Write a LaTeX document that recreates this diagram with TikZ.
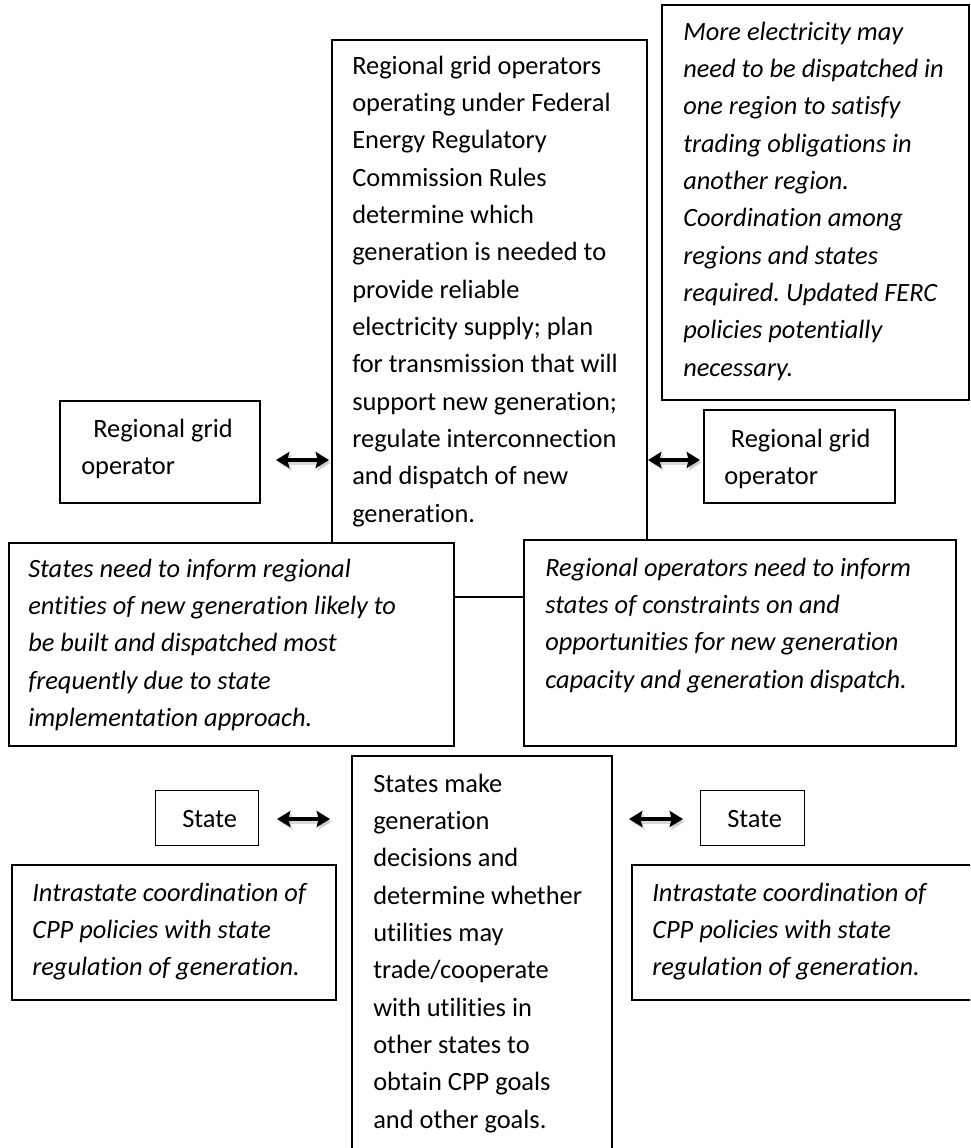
\documentclass[tikz,border=0pt]{standalone}
\usepackage{fontspec}
\setmainfont{Carlito}[Ligatures=NoCommon]
\usetikzlibrary{arrows.meta}
\tikzset{
  box/.style={draw, line width=1.5pt, fill=white, inner sep=0pt, anchor=north west},
  thinbox/.style={draw, line width=1pt, fill=white, inner sep=0pt, anchor=north west},
  txt/.style={anchor=north west, align=left, inner sep=0pt, font=\fontsize{19.8pt}{28pt}\selectfont},
  itxt/.style={txt, font=\fontsize{19.8pt}{28pt}\selectfont\itshape},
  dbl/.style={{Stealth[length=10pt,width=12pt,inset=1.5pt]}-{Stealth[length=10pt,width=12pt,inset=1.5pt]}, line width=3.4pt},
  dblshadow/.style={dbl, draw=black!25, opacity=0.6}
}
\newcommand{\st}{\rule{0pt}{16pt}}
\frenchspacing
\begin{document}
\begin{tikzpicture}[x=0.75pt,y=-0.75pt]
\clip (0,0) rectangle (970,1148);
\fill[white] (0,0) rectangle (970,1148);
% central top box
\node[box, minimum width=315*0.75pt, minimum height=557*0.75pt] (ctop) at (331,39) {};
\node[txt] (ctopt) at (352,52.7) {\st Regional grid operators\\operating under Federal\\Energy Regulatory\\Commission Rules\\determine which\\generation is needed to\\provide reliable\\electricity supply; plan\\for transmission that will\\support new generation;\\regulate interconnection\\and dispatch of new\\generation.};
% top right italic box
\node[box, minimum width=307*0.75pt, minimum height=395*0.75pt] (tr) at (661,4) {};
\node[itxt] (trt) at (683,18.7) {\st More electricity may\\need to be dispatched in\\one region to satisfy\\trading obligations in\\another region.\\Coordination among\\regions and states\\required. Updated FERC\\policies potentially\\necessary.};
% regional grid operators
\node[box, minimum width=200*0.75pt, minimum height=102*0.75pt] (lrgo) at (59,400) {};
\node[txt] (lrgot) at (81,415.7) {\st\hspace*{9pt}Regional grid\\operator};
\node[box, minimum width=191*0.75pt, minimum height=93*0.75pt] (rrgo) at (703,409) {};
\node[txt] (rrgot) at (724,425.7) {\st\hspace*{5pt}Regional grid\\operator};
% italic middle boxes
\node[box, minimum width=445*0.75pt, minimum height=203*0.75pt] (lit) at (8,542) {};
\node[itxt] (litt) at (28,555.7) {\st States need to inform regional\\entities of new generation likely to\\be built and dispatched most\\frequently due to state\\implementation approach.};
\node[box, minimum width=432*0.75pt, minimum height=206*0.75pt] (rit) at (523,539) {};
\node[itxt] (ritt) at (545,554.7) {\st Regional operators need to inform\\states of constraints on and\\opportunities for new generation\\capacity and generation dispatch.};
% states
\node[thinbox, minimum width=103*0.75pt, minimum height=55*0.75pt] (lst) at (155,790) {};
\node[txt] (lstt) at (182,805.7) {\st State};
\node[thinbox, minimum width=104*0.75pt, minimum height=55*0.75pt] (rst) at (700,790) {};
\node[txt] (rstt) at (727,805.7) {\st State};
% central bottom box
\node[box, minimum width=260*0.75pt, minimum height=420*0.75pt] (cbot) at (351,755) {};
\node[txt] (cbott) at (373,770.7) {\st States make\\generation\\decisions and\\determine whether\\utilities may\\trade/cooperate\\with utilities in\\other states to\\obtain CPP goals\\and other goals.};
% intrastate boxes
\node[box, minimum width=324*0.75pt, minimum height=135*0.75pt] (lin) at (11,864) {};
\node[itxt] (lint) at (32,879.7) {\st Intrastate coordination of\\CPP policies with state\\regulation of generation.};
\node[box, minimum width=360*0.75pt, minimum height=135*0.75pt] (rin) at (631,864) {};
\node[itxt] (rint) at (652,879.7) {\st Intrastate coordination of\\CPP policies with state\\regulation of generation.};
% arrows
\coordinate (a1s) at (276,460); \coordinate (a1e) at (329,460);
\coordinate (a2s) at (648,460); \coordinate (a2e) at (700,460);
\coordinate (a3s) at (277,819); \coordinate (a3e) at (330,819);
\coordinate (a4s) at (629,819); \coordinate (a4e) at (683,819);
\foreach \s/\e in {a1s/a1e,a2s/a2e,a3s/a3e,a4s/a4e}{
  \draw[dblshadow, transform canvas={shift={(1.5pt,-2pt)}}] (\s) -- (\e);
  \draw[dbl] (\s) -- (\e);
}
\end{tikzpicture}
\end{document}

**WRITTEN EXERCISE:**
Tally the lines in this data that hold the word "with" and state only the count.

**ANSWER IN FULL:**
4